Work to be completed: Extract each line where the string "that" shows up.

Record extracts:
══════

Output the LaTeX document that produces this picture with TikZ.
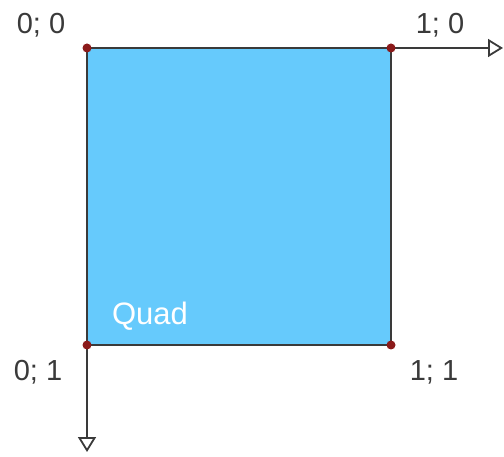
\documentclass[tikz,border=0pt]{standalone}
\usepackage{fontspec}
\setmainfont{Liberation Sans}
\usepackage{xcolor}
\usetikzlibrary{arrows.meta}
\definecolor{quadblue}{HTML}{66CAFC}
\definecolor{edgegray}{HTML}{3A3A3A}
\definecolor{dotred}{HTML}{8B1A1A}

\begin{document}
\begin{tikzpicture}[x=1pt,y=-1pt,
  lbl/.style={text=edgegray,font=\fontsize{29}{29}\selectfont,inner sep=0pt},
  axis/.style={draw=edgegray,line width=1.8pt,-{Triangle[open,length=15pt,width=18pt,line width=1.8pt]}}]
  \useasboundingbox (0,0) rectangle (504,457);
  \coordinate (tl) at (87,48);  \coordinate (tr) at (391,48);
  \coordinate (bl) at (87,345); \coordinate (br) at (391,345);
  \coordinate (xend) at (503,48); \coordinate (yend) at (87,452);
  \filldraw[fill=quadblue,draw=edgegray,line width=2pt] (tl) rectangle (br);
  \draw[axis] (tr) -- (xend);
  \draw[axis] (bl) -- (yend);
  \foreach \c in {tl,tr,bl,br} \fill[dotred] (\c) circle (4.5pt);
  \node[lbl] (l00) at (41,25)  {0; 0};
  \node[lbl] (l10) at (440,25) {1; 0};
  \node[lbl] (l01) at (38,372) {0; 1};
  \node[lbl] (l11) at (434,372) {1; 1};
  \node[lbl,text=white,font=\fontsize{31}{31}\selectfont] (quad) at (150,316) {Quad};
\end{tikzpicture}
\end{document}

══════

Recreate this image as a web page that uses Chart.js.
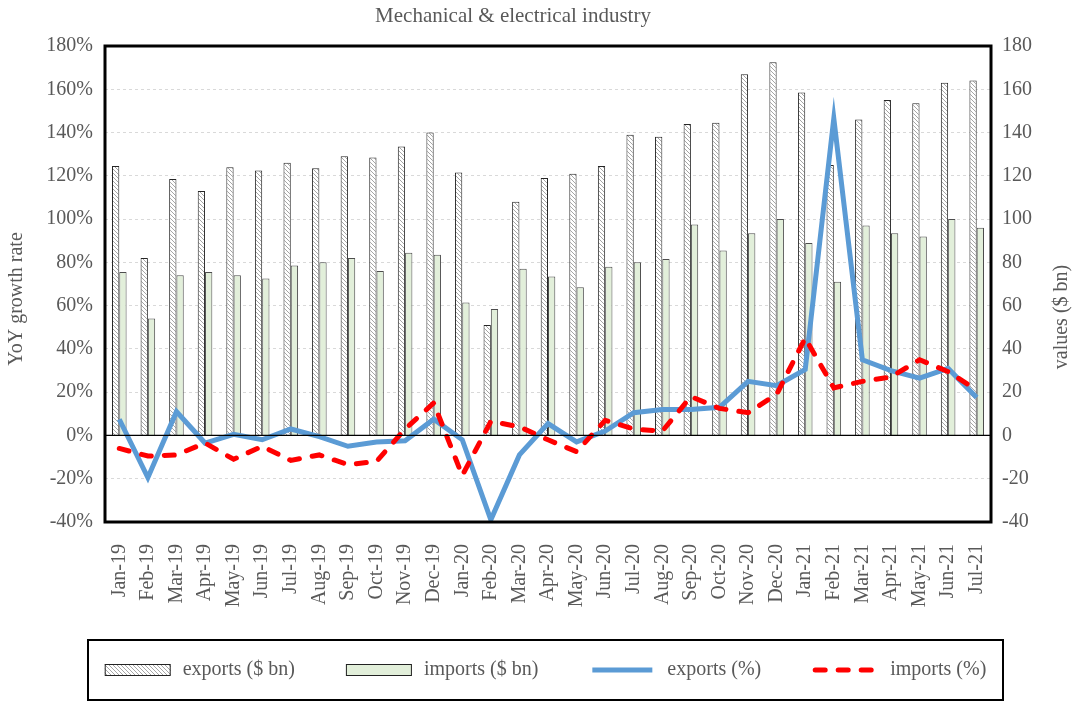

══════

Solution for this exercise:
Output the LaTeX document that produces this picture with TikZ.
Recreate this image as a web page that uses Chart.js.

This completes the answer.